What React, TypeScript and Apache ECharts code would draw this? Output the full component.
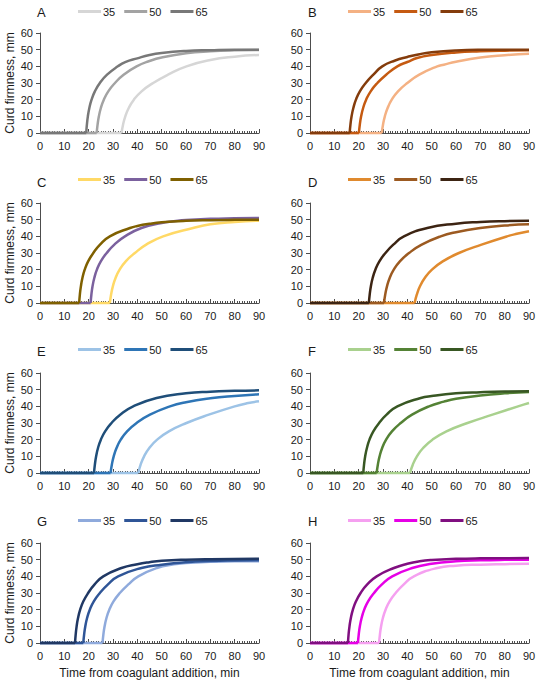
import React, { useEffect, useRef } from "react";
import * as echarts from "echarts";

// ---- data (x = minutes, y = curd firmness, mm) ----
const PANELS = ["A", "B", "C", "D", "E", "F", "G", "H"];
const LEVELS = ["35", "50", "65"];
const X_MIN = 0, X_MAX = 90, X_STEP = 10;
const Y_MIN = 0, Y_MAX = 60, Y_STEP = 10;
const X_TITLE = "Time from coagulant addition, min";
const Y_TITLE = "Curd firmness, mm";

const A35 = [[33.5,0],[34.13,5],[35.06,10],[36.47,15],[38.58,20],[41.75,25],[46.5,30],[52.6,35],[60.2,40],[70,43.8],[80,45.8],[90,46.8]];
const A50 = [[23.3,0],[23.66,5],[24.2,10],[25.01,15],[26.23,20],[28.06,25],[30.8,30],[34.36,35],[39.7,40],[45,43.2],[50,45.3],[60,47.8],[70,49],[80,49.6],[90,49.8]];
const A65 = [[19,0],[19.27,5],[19.67,10],[20.28,15],[21.19,20],[22.55,25],[24.6,30],[27.56,35],[32,40],[35,42.5],[40,44.8],[45,46.8],[50,48],[60,49.2],[70,49.7],[80,50],[90,50]];

const B35 = [[29.5,0],[30,5],[30.76,10],[31.9,15],[33.6,20],[36.16,25],[40,30],[44.92,35],[52.3,40],[55,41],[60,42.8],[70,45.3],[80,46.7],[90,47.6]];
const B50 = [[20.1,0],[20.47,5],[21.01,10],[21.84,15],[23.07,20],[24.93,25],[27.7,30],[31.3,35],[35.9,40],[40,42.6],[44,45],[50,46.8],[60,48.3],[70,49],[80,49.4],[90,49.6]];
const B65 = [[16.3,0],[16.62,5],[17.09,10],[17.81,15],[18.88,20],[20.48,25],[22.9,30],[26.05,35],[29.7,40],[35,43.5],[40,45.6],[45,47.3],[50,48.4],[60,49.5],[70,49.9],[90,50]];

const C35 = [[28.7,0],[29.2,5],[29.94,10],[31.05,15],[32.72,20],[35.23,25],[39,30],[43.64,35],[50.6,40],[62.9,45],[70,47.2],[80,48.6],[90,49.4]];
const C50 = [[20.8,0],[21.12,5],[21.59,10],[22.31,15],[23.38,20],[24.98,25],[27.4,30],[30.55,35],[34.9,40],[41.7,45],[50,48],[55,49],[60,49.8],[70,50.5],[80,50.8],[90,51]];
const C65 = [[16.1,0],[16.38,5],[16.8,10],[17.43,15],[18.37,20],[19.78,25],[21.9,30],[24.66,35],[28.7,40],[37,45],[40,46.2],[45,47.5],[50,48.4],[60,49.3],[70,49.7],[80,49.9],[90,50]];

const D35 = [[43,0],[43.88,5],[45.19,10],[47.16,15],[50.11,20],[54.54,25],[61.2,30],[70.5,35],[81,40],[85,41.5],[90,43]];
const D50 = [[30.4,0],[30.9,5],[31.64,10],[32.75,15],[34.42,20],[36.93,25],[40.7,30],[45.9,35],[53.7,40],[60,42.5],[70,45],[80,46.5],[90,47.2]];
const D65 = [[24.2,0],[24.53,5],[25.02,10],[25.75,15],[26.86,20],[28.51,25],[31,30],[34.24,35],[38.6,40],[48.2,45],[60,47.6],[70,48.6],[80,49.1],[90,49.3]];

const E35 = [[40.4,0],[41.35,5],[42.78,10],[44.92,15],[48.14,20],[52.96,25],[60.2,30],[69.4,35],[80,40],[85,41.8],[90,43]];
const E50 = [[29,0],[29.52,5],[30.29,10],[31.45,15],[33.18,20],[35.79,25],[39.7,30],[45.18,35],[53.4,40],[60,42.5],[70,44.8],[80,46.2],[90,47.2]];
const E65 = [[22.2,0],[22.55,5],[23.07,10],[23.84,15],[25.01,20],[26.76,25],[29.4,30],[32.96,35],[38.3,40],[47.9,45],[60,47.8],[70,48.8],[80,49.3],[90,49.6]];

const F35 = [[41.1,0],[42.24,5],[43.94,10],[46.49,15],[50.32,20],[56.07,25],[64.7,30],[75,35],[85.5,40],[90,42]];
const F50 = [[27.4,0],[27.88,5],[28.59,10],[29.66,15],[31.27,20],[33.68,25],[37.3,30],[41.94,35],[48.9,40],[55,42.8],[60,44.5],[70,46.5],[80,47.8],[90,48.6]];
const F65 = [[21.9,0],[22.21,5],[22.68,10],[23.39,15],[24.44,20],[26.03,25],[28.4,30],[31.48,35],[35.9,40],[45.5,45],[50,46.2],[60,47.8],[70,48.5],[80,48.9],[90,49]];

const G35 = [[25.7,0],[26.04,5],[26.55,10],[27.32,15],[28.48,20],[30.21,25],[32.8,30],[36.2,35],[40.4,40],[48,45],[55,47.2],[60,48],[70,48.7],[80,49],[90,49]];
const G50 = [[17.8,0],[18.13,5],[18.62,10],[19.35,15],[20.46,20],[22.11,25],[24.6,30],[27.84,35],[32.1,40],[41.7,45],[50,47],[60,48.5],[70,49.2],[80,49.5],[90,49.6]];
const G65 = [[14.4,0],[14.66,5],[15.05,10],[15.63,15],[16.51,20],[17.83,25],[19.8,30],[22.36,35],[26,40],[33.5,45],[40,47.3],[45,48.5],[50,49.3],[60,50],[70,50.3],[90,50.5]];

const H35 = [[28.4,0],[28.73,5],[29.22,10],[29.95,15],[31.06,20],[32.71,25],[35.2,30],[38.44,35],[42.7,40],[52.3,45],[60,46.4],[70,47],[80,47.3],[90,47.5]];
const H50 = [[19.7,0],[20.02,5],[20.49,10],[21.21,15],[22.28,20],[23.88,25],[26.3,30],[29.45,35],[33.8,40],[42,45],[50,47.5],[60,49],[70,49.6],[80,49.9],[90,50]];
const H65 = [[15.6,0],[15.85,5],[16.23,10],[16.79,15],[17.63,20],[18.9,25],[20.8,30],[23.44,35],[27.4,40],[34.5,45],[40,47.5],[45,49],[50,49.8],[60,50.5],[70,50.8],[90,51]];

const CURVES: Record<string, number[][][]> = {
  A: [A35, A50, A65], B: [B35, B50, B65], C: [C35, C50, C65], D: [D35, D50, D65],
  E: [E35, E50, E65], F: [F35, F50, F65], G: [G35, G50, G65], H: [H35, H50, H65],
};

// ---- styles ----
const COLORS: Record<string, string[]> = {
  A: ["#d6d6d6", "#a3a3a3", "#787878"],
  B: ["#f4b183", "#c55a11", "#843c0c"],
  C: ["#ffd966", "#7b619e", "#7f6000"],
  D: ["#e08a2e", "#9c5a21", "#3c2413"],
  E: ["#9dc3e6", "#2e75b6", "#1f4e79"],
  F: ["#a9d18e", "#548235", "#385723"],
  G: ["#8faadc", "#2f5597", "#203864"],
  H: ["#f5a0f0", "#e600e6", "#800f80"],
};
const FONT = "'Liberation Sans', Arial, Helvetica, sans-serif";
const TXT = "#1a1a1a";
const AXIS = "#4d4d4d";
const GRID_LEFT = [40, 310];
const GRID_W = 219;
const GRID_H = 100;
const ROW_TOP = [33, 203, 373, 543];
const LABEL_Y = [13, 183, 352, 522];
const LEGEND_Y = [13, 181, 351, 522];
const LETTER_X = [37, 308];
const LEGEND_X = [78, 348];

export default function App() {
  const ref = useRef<HTMLDivElement>(null);
  useEffect(() => {
    if (!ref.current) return;
    const chart = echarts.init(ref.current, null, { renderer: "svg" });
    const grid: any[] = [];
    const xAxis: any[] = [];
    const yAxis: any[] = [];
    const title: any[] = [];
    const legend: any[] = [];
    const series: any[] = [];
    PANELS.forEach((p, i) => {
      const col = i % 2;
      const row = Math.floor(i / 2);
      grid.push({ left: GRID_LEFT[col], top: ROW_TOP[row], width: GRID_W, height: GRID_H, containLabel: false });
      xAxis.push({
        type: "value", gridIndex: i, min: X_MIN, max: X_MAX, interval: X_STEP,
        name: row === 3 ? X_TITLE : "", nameLocation: "middle", nameGap: 24,
        nameTextStyle: { fontFamily: FONT, fontSize: 12, color: TXT },
        axisLine: { show: true, lineStyle: { color: AXIS, width: 1 } },
        axisTick: { show: true, inside: true, length: 4, lineStyle: { color: AXIS } },
        minorTick: { show: true, splitNumber: 10, length: 2, lineStyle: { color: AXIS } },
        axisLabel: { fontFamily: FONT, fontSize: 11, color: TXT, margin: 7 },
        splitLine: { show: false },
        z: 1,
      });
      yAxis.push({
        type: "value", gridIndex: i, min: Y_MIN, max: Y_MAX, interval: Y_STEP,
        name: col === 0 ? Y_TITLE : "", nameLocation: "middle", nameGap: 24, nameRotate: 90,
        nameTextStyle: { fontFamily: FONT, fontSize: 12, color: TXT },
        axisLine: { show: true, lineStyle: { color: AXIS, width: 1 } },
        axisTick: { show: true, inside: false, length: 4, lineStyle: { color: AXIS } },
        axisLabel: { fontFamily: FONT, fontSize: 11, color: TXT, margin: 7 },
        splitLine: { show: false },
        z: 1,
      });
      title.push({
        text: p, left: LETTER_X[col], top: LABEL_Y[row] - 7, padding: 0,
        textStyle: { fontFamily: FONT, fontSize: 13, fontWeight: "normal", color: TXT },
      });
      legend.push({
        data: LEVELS.map((l) => p + l), left: LEGEND_X[col], top: LEGEND_Y[row] - 7, padding: 0,
        icon: "rect", itemWidth: 23, itemHeight: 3, itemGap: 9, selectedMode: false,
        formatter: (n: string) => n.slice(1),
        textStyle: { fontFamily: FONT, fontSize: 11, color: TXT, padding: [0, 0, 0, -3] },
      });
      LEVELS.forEach((l, k) => {
        const pts = CURVES[p][k];
        const color = COLORS[p][k];
        const name = p + l;
        series.push({
          type: "line", name, xAxisIndex: i, yAxisIndex: i, clip: false,
          data: [[X_MIN, 0], [pts[0][0], 0]], showSymbol: false, symbol: "none",
          lineStyle: { color, width: 2.5 }, itemStyle: { color }, z: 3 + k,
        });
        series.push({
          type: "line", name, xAxisIndex: i, yAxisIndex: i, clip: false,
          data: pts, showSymbol: false, symbol: "none", smooth: 0.5,
          lineStyle: { color, width: 2.5 }, itemStyle: { color }, z: 3 + k,
        });
      });
    });
    chart.setOption({ animation: false, backgroundColor: "#ffffff", grid, xAxis, yAxis, title, legend, series });
    return () => chart.dispose();
  }, []);
  return <div ref={ref} style={{ position: "absolute", left: 0, top: 0, width: 542, height: 682 }} />;
}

================

▸ PROBLEM DETAILS
Reproduce exactly the run of lines that opens the listing and closes with the line holding "import * as". Pictures are excluded.

▸ ANSWER IN FULL
What React, TypeScript and Apache ECharts code would draw this? Output the full component.
import React, { useEffect, useRef } from "react";
import * as echarts from "echarts";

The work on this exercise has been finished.